Bankruptcy Won’t Help West Virginia Doctor Avoid Malpractice Payments

A former West Virginia doctor will not be able to use his Chapter 7 bankruptcy filing in Birmingham to block payments in scores of malpractice cases after a federal bankruptcy judge ruled he was hiding assets.

The order opens up the former osteopathic surgeon, John A. King, to potential judgments against him in more than 120 malpractice lawsuits in West Virginia and two in Alabama.

U.S. Bankruptcy Judge Thomas Bennett ruled that King misled the court and his creditors by filing bankruptcy papers with major omissions, including at least $670,000 in income he received within the period covered by the bankruptcy.

King filed for bankruptcy at the end of 2007, saying he had no income and his only asset was a 1993 Volvo worth $500.

Court proceedings revealed King deposited paychecks into his mother’s bank account and had hundreds of thousands of dollars flowing through a trust that his sister mostly controlled on his behalf.

The Birmingham native said he lives in his mother’s house off her teacher’s pension and testified that he personally had not owned real estate or had a checking account in years. He said most of his finances are taken care off by his mother or sister.

Bennett said he did not believe much of King’s testimony.

“It occurs to me that you’ve structured your affairs so that your creditors would have great difficulty in reaching into your income as a doctor,” he said.

The bankruptcy ruling is the latest in a long string of problems for King, who worked as an orthopedic surgeon in West Virginia from November 2002 to June 2003. More than 120 malpractice cases were generated against him during that time.

He worked briefly for American Family Care in Irondale in the fall of 2006, resulting in two malpractice cases.
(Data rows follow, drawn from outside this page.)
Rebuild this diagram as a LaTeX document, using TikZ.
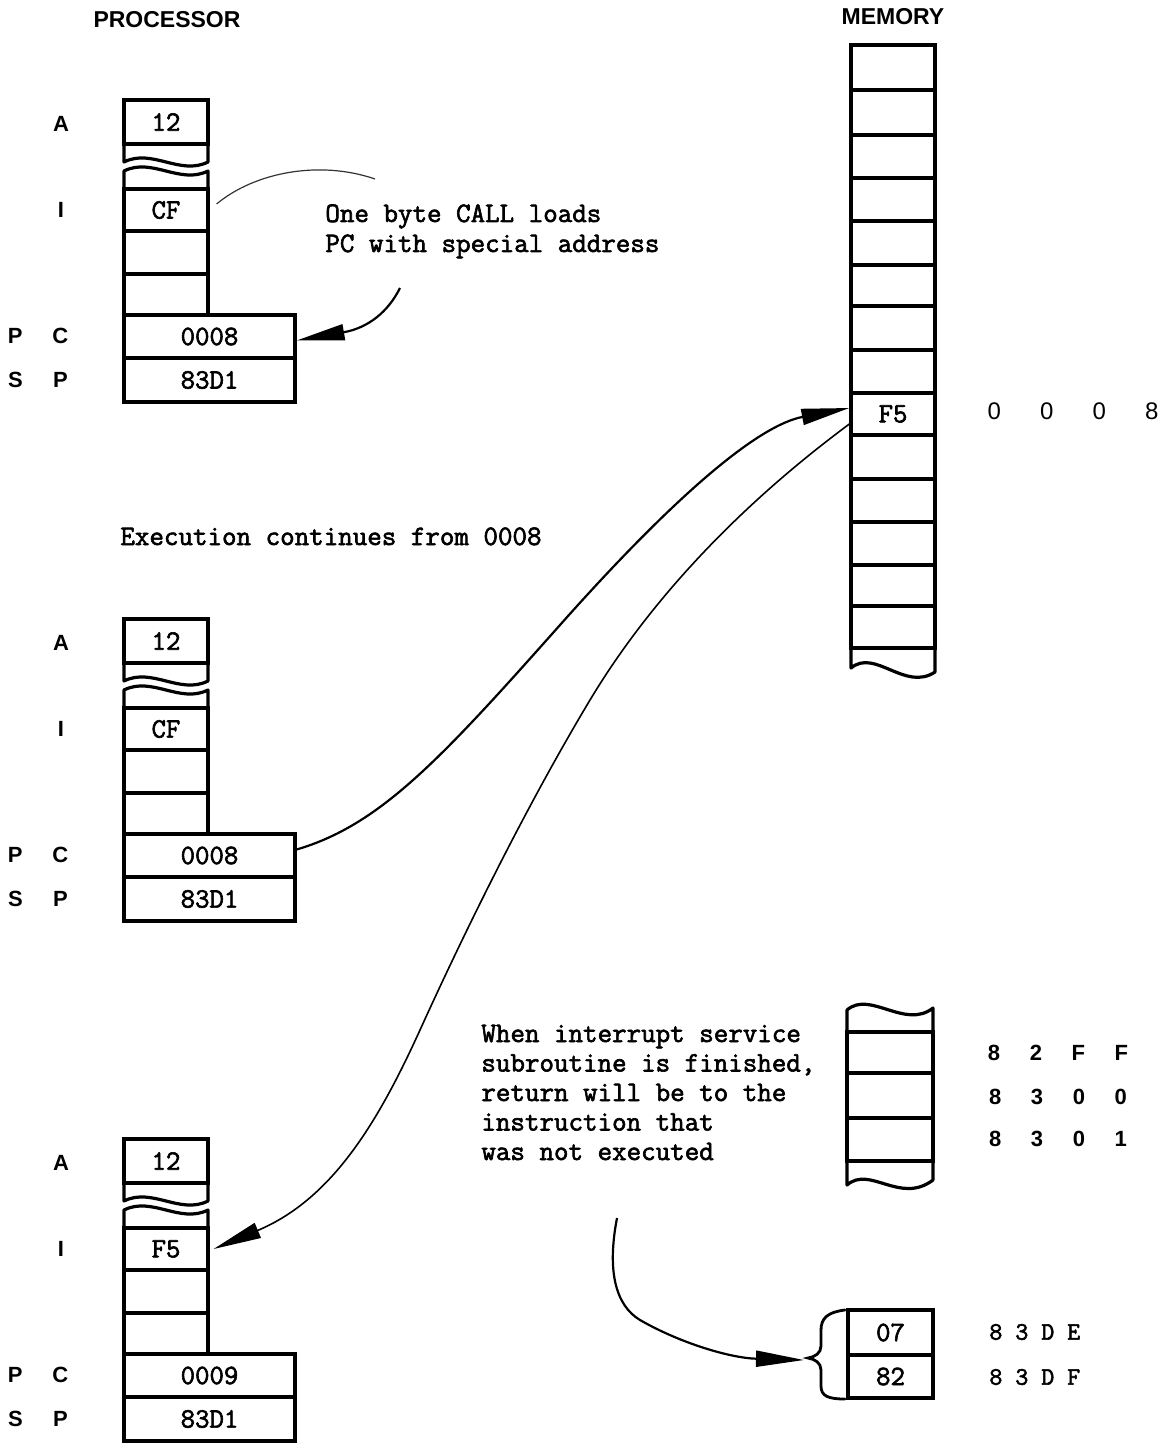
\documentclass[tikz,border=0pt]{standalone}
\usepackage{fontspec}
\usetikzlibrary{arrows.meta}
\newfontfamily\tw{Latin Modern Mono}[FakeBold=2.2]
\newfontfamily\sansf{Liberation Sans}
\newcommand{\cellnode}[6]{\node[cell, minimum width={(#4-#2)*0.5pt}, minimum height={(#5-#3)*0.5pt}] (#1) at ({(#2+#4)/2},{(#3+#5)/2}) {#6};}
\newcommand{\procblock}[6]{%
\begin{scope}[shift={(0,#2)}]
 \cellnode{#1A}{124}{0}{208}{44}{#3}
 \draw[box] (124,44) -- (124,62) .. controls (152,48) and (180,76) .. (208,62) -- (208,44);
 \draw[box] (124,89) -- (124,71) .. controls (152,57) and (180,85) .. (208,71) -- (208,89);
 \cellnode{#1I}{124}{89}{208}{131}{#4}
 \cellnode{#1Ea}{124}{131}{208}{174}{}
 \cellnode{#1Eb}{124}{174}{208}{215}{}
 \cellnode{#1PC}{124}{215}{295}{258}{#5}
 \cellnode{#1SP}{124}{258}{295}{302}{#6}
 \node[lab] (#1lA) at (61,24) {A};
 \node[lab] (#1lI) at (61,110) {I};
 \node[lab] (#1lPC) at (38,236) {{\spaceskip=14.9pt P C}};
 \node[lab] (#1lSP) at (38,280) {{\spaceskip=15.2pt S P}};
\end{scope}}
\begin{document}
\begin{tikzpicture}[x=0.5pt,y=-0.5pt,
  box/.style={line width=1.6pt, line join=round},
  cell/.style={draw, line width=1.6pt, inner sep=0pt, font=\tw\fontsize{14}{16}\selectfont},
  lab/.style={inner sep=0pt, font=\sansf\bfseries\fontsize{11}{12}\selectfont},
  ttx/.style={inner sep=0pt, anchor=base west, font=\tw\fontsize{14.1}{16}\selectfont},
  title/.style={inner sep=0pt, font=\sansf\bfseries\fontsize{11.5}{13}\selectfont},
  conn/.style={line width=1.1pt, -{Triangle[length=24pt,width=8pt]}},
]
\useasboundingbox (0,0) rectangle (1160,1444);

% titles
\node[title] (tproc) at (167,20) {PROCESSOR};
\node[title] (tmem) at (893,17) {MEMORY};

% processor blocks
\procblock{t}{100}{12}{CF}{0008}{83D1}
\procblock{m}{619}{12}{CF}{0008}{83D1}
\procblock{b}{1139}{12}{F5}{0009}{83D1}

% memory column
\foreach \ya/\yb [count=\k] in {45/90,90/135,135/178,178/221,221/265,265/306,306/350,350/393}
  {\cellnode{mem\k}{851}{\ya}{935}{\yb}{}}
\cellnode{f5}{851}{393}{935}{435}{F5}
\foreach \ya/\yb [count=\k] in {435/479,479/522,522/565,565/606,606/648}
  {\cellnode{memb\k}{851}{\ya}{935}{\yb}{}}
\draw[box] (851,648) -- (851,668) .. controls (875,648) and (905,692) .. (935,672) -- (935,648);

\node[inner sep=0pt, font=\sansf\fontsize{12}{13}\selectfont] (a0008) at (1073,411) {{\spaceskip=19.6pt 0 0 0 8}};

% stack memory
\draw[box] (847,1032) -- (847,1010) .. controls (870,990) and (905,1030) .. (933,1008) -- (933,1032);
\cellnode{sa}{847}{1032}{933}{1073}{}
\cellnode{sb}{847}{1073}{933}{1118}{}
\cellnode{sc}{847}{1118}{933}{1161}{}
\draw[box] (847,1161) -- (847,1185) .. controls (870,1165) and (900,1205) .. (933,1180) -- (933,1161);

\node[inner sep=0pt, font=\sansf\bfseries\fontsize{11}{12}\selectfont] (a82ff) at (1058,1053) {{\spaceskip=14.8pt 8 2 F F}};
\node[inner sep=0pt, font=\sansf\bfseries\fontsize{11}{12}\selectfont] (a8300) at (1058,1097) {{\spaceskip=14.8pt 8 3 0 0}};
\node[inner sep=0pt, font=\sansf\bfseries\fontsize{11}{12}\selectfont] (a8301) at (1058,1139) {{\spaceskip=14.8pt 8 3 0 1}};

% stack cells
\cellnode{s07}{848}{1310}{933}{1355}{07}
\cellnode{s82}{848}{1355}{933}{1398}{82}
\node[inner sep=0pt, anchor=west, font=\tw\fontsize{12.6}{14}\selectfont] (a83de) at (989,1332) {8 3 D E};
\node[inner sep=0pt, anchor=west, font=\tw\fontsize{12.6}{14}\selectfont] (a83df) at (989,1377) {8 3 D F};

% brace
\draw[line width=1.4pt, line cap=round] (845,1310) .. controls (828,1312) and (821,1318) .. (821,1330) -- (821,1346) .. controls (821,1353) and (815,1357) .. (808,1358) .. controls (815,1359) and (821,1363) .. (821,1370) -- (821,1386) .. controls (821,1396) and (828,1399) .. (845,1399);
\coordinate (bracetip) at (804,1360);

% texts
\node[ttx] (call1) at (325,222) {One byte CALL loads};
\node[ttx] (call2) at (325,252) {PC with special address};
\node[ttx] (exec) at (120,545) {Execution continues from 0008};
\node[ttx] (w1) at (481,1042) {When interrupt service};
\node[ttx] (w2) at (481,1071.5) {subroutine is finished,};
\node[ttx] (w3) at (481,1101) {return will be to the};
\node[ttx] (w4) at (481,1130.5) {instruction that};
\node[ttx] (w5) at (481,1160) {was not executed};

% connectors
\coordinate (c1s) at (400,288);
\draw[conn] (c1s) .. controls (388,312) and (368,328) .. ([yshift=-2pt]tPC.east);
\coordinate (c2e) at (375,179);
\draw[line width=0.6pt, black!80] ([xshift=3.5pt,yshift=3pt]tI.east) .. controls (255,172) and (320,160) .. (c2e);
\draw[conn] ([yshift=3pt]mPC.east) .. controls (380,825) and (440,760) .. (560,625) .. controls (680,490) and (760,425) .. ([yshift=3pt]f5.west);
\draw[conn, line width=0.8pt] ([yshift=-5pt]f5.west) .. controls (740,505) and (650,600) .. (590,700) .. controls (530,800) and (470,920) .. (420,1030) .. controls (376,1127) and (330,1200) .. ([xshift=2pt]bI.east);
\coordinate (c5s) at (617,1218);
\draw[conn] (c5s) .. controls (607,1270) and (615,1305) .. (640,1320) .. controls (680,1343) and (730,1358) .. (bracetip);
\end{tikzpicture}
\end{document}
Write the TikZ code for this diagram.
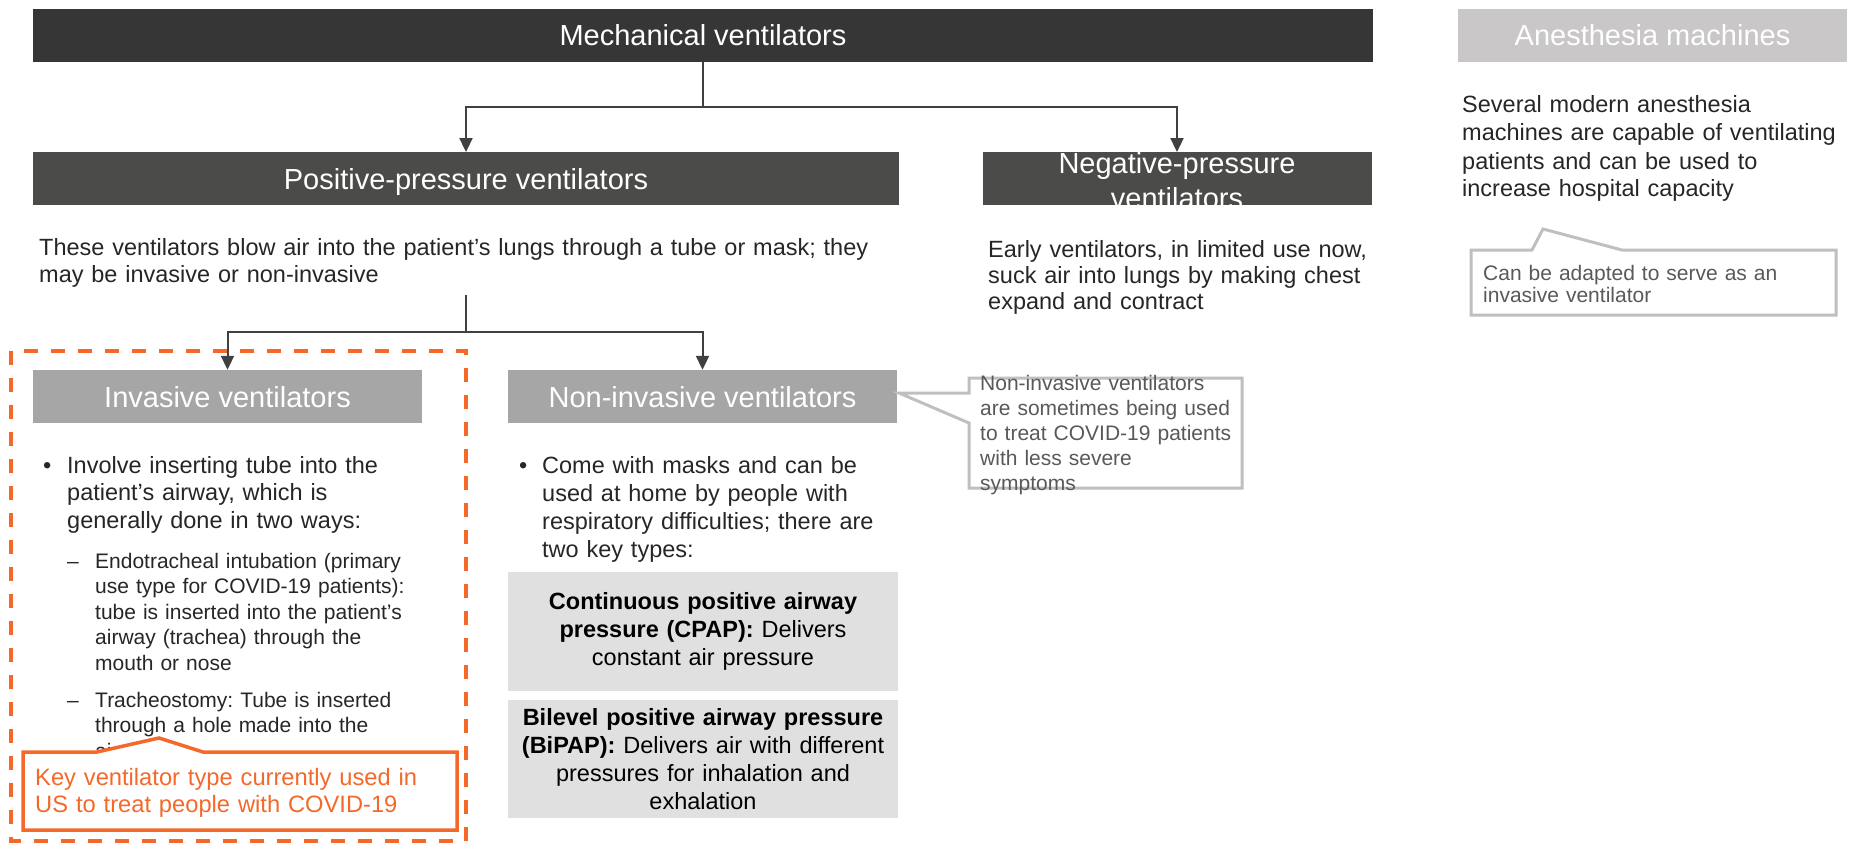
\documentclass[tikz,border=0pt]{standalone}
\usepackage{fontspec}
\setmainfont{Liberation Sans}
\usepackage{xcolor}
\usetikzlibrary{arrows.meta}
\definecolor{mainbar}{HTML}{363636}
\definecolor{posbar}{HTML}{4B4C49}
\definecolor{invbar}{HTML}{A6A6A6}
\definecolor{anesbar}{HTML}{C9C7C7}
\definecolor{typefill}{HTML}{E0E0E0}
\definecolor{bodytext}{HTML}{262626}
\definecolor{notetext}{HTML}{595959}
\definecolor{noteline}{HTML}{BFBFBF}
\definecolor{keyorange}{HTML}{F4692A}
\definecolor{linkline}{HTML}{404040}
\newcommand{\hdrsize}{\fontsize{29}{35}\selectfont}
\newcommand{\bodysize}{\fontsize{23.5}{27.5}\selectfont}
\newcommand{\subsize}{\fontsize{21}{25.5}\selectfont}
\newcommand{\notesize}{\fontsize{21}{25}\selectfont}
\frenchspacing

\begin{document}
\begin{tikzpicture}[x=1pt,y=-1pt,
  bar/.style={fill=#1,text=white,font=\hdrsize,inner sep=0pt,minimum height=53pt,minimum width=389pt,text height=21pt,text depth=0pt},
  link/.style={linkline,line width=2pt},
  arr/.style={link,-{Triangle[width=13pt,length=14pt]}},
  body/.style={text=bodytext,font=\bodysize,inner sep=0pt,anchor=base west,align=left,text width=#1},
  body/.default=400pt,
  sub/.style={body=360pt,font=\subsize},
  note/.style={text=notetext,font=\notesize,inner sep=0pt,anchor=base west,align=left,text width=#1},
  callout/.style={draw=noteline,fill=white,line width=3pt},
  typebox/.style={fill=typefill,text=black,font=\fontsize{23.5}{28}\selectfont,inner sep=0pt,minimum width=390pt,text width=380pt,align=center}]
\useasboundingbox (0,0) rectangle (1856,843);
\draw[keyorange,line width=3.5pt,dash pattern=on 14pt off 13pt] (11,351) rectangle (466,841);
\node[bar=mainbar,minimum width=1340pt] (mech) at (703,35.5) {Mechanical ventilators};
\node[bar=anesbar] (anes) at (1652.5,35.5) {Anesthesia machines};
\node[bar=posbar,minimum width=866pt] (pos) at (466,178.75) {Positive-pressure ventilators};
\node[bar=posbar] (neg) at (1177,178.75) {};
\node[text=white,font=\hdrsize,inner sep=0pt,anchor=base,text width=389pt,align=center] (negtitle) at (1177,173) {Negative-pressure\\ventilators};
\node[bar=invbar] (inv) at (227.5,396.5) {Invasive ventilators};
\node[bar=invbar] (noninv) at (702.5,396.5) {Non-invasive ventilators};
\coordinate (mechjoin) at (703,107);
\draw[link] (mech.south) -- (mechjoin);
\draw[arr] (mechjoin) -| (pos.north);
\draw[arr] (mechjoin) -| (neg.north);
\node[body=860pt,font=\fontsize{23.5}{27}\selectfont] (posdesc) at (39,255) {These ventilators blow air into the patient’s lungs through a tube or mask; they\\may be invasive or non-invasive};
\node[body=430pt,font=\fontsize{23.5}{26}\selectfont] (negdesc) at (988,257) {Early ventilators, in limited use now,\\suck air into lungs by making chest\\expand and contract};
\node[body=390pt,font=\fontsize{23.5}{28}\selectfont] (anesdesc) at (1462,113) {Several modern anesthesia\\machines are capable of ventilating\\patients and can be used to\\increase hospital capacity};
\coordinate (posstem) at (466,295);
\coordinate (posjoin) at (466,332);
\draw[link] (posstem) -- (posjoin);
\draw[arr] (posjoin) -| (inv.north);
\draw[arr] (posjoin) -| (noninv.north);
\node[body=20pt] (invdot) at (43,473) {•};
\node[body=360pt] (invtext) at (67,473) {Involve inserting tube into the\\patient’s airway, which is\\generally done in two ways:};
\node[sub] (invdashA) at (67,568) {–};
\node[sub] (invsubA) at (95,568) {Endotracheal intubation (primary\\use type for COVID-19 patients):\\tube is inserted into the patient’s\\airway (trachea) through the\\mouth or nose};
\node[sub] (invdashB) at (67,707) {–};
\node[sub] (invsubB) at (95,707) {Tracheostomy: Tube is inserted\\through a hole made into the\\airway};
\node[body=20pt] (nidot) at (519,473) {•};
\node[body=360pt,font=\fontsize{23.5}{28}\selectfont] (nitext) at (542,473) {Come with masks and can be\\used at home by people with\\respiratory difficulties; there are\\two key types:};
\node[typebox,minimum height=119pt] (cpap) at (703,631.5) {\textbf{Continuous positive airway}\\\textbf{pressure (CPAP):} Delivers\\constant air pressure};
\node[typebox,minimum height=118pt] (bipap) at (703,759) {\textbf{Bilevel positive airway pressure}\\\textbf{(BiPAP):} Delivers air with different\\pressures for inhalation and\\exhalation};
\draw[callout] (969,393) -- (969,378) -- (1242,378) -- (1242,488) -- (969,488) -- (969,423) -- (899,393) -- cycle;
\node[note=270pt] (ninote) at (980,390) {Non-invasive ventilators\\are sometimes being used\\to treat COVID-19 patients\\with less severe\\symptoms};
\draw[callout] (1471,250) -- (1532,250) -- (1543,229) -- (1622,250) -- (1836,250) -- (1836,315) -- (1471,315) -- cycle;
\node[note=350pt,font=\fontsize{21}{22.5}\selectfont] (anesnote) at (1483,280) {Can be adapted to serve as an\\invasive ventilator};
\draw[keyorange,fill=white,line width=3.5pt] (23,752) -- (97,752) -- (159,738) -- (203,752) -- (457,752) -- (457,830) -- (23,830) -- cycle;
\node[body=420pt,text=keyorange,font=\fontsize{23.7}{27}\selectfont] (keynote) at (35,785) {Key ventilator type currently used in\\US to treat people with COVID-19};
\end{tikzpicture}
\end{document}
Those lawsuits in Jefferson County contend King inflicted great pain on one patient and overdosed another, who went into a coma and suffered stroke-like symptoms for months afterward.

King acknowledged that a ruling against him could put the malpractice cases back into play. “It’s going to create massive turmoil,” King said.

Hospital Corporation of America, the company that owned Putnam General Hospital, where King operated in West Virginia, has settled its portion of the claims in the King cases for about $100 million, according to reports.

The two Jefferson County cases against American Family Care are scheduled for trial later this year.

King lost his license to practice medicine in Alabama last fall. He changed his name to Christopher Wallace Martin in 2006 but later restored his birth name and filed for bankruptcy as King.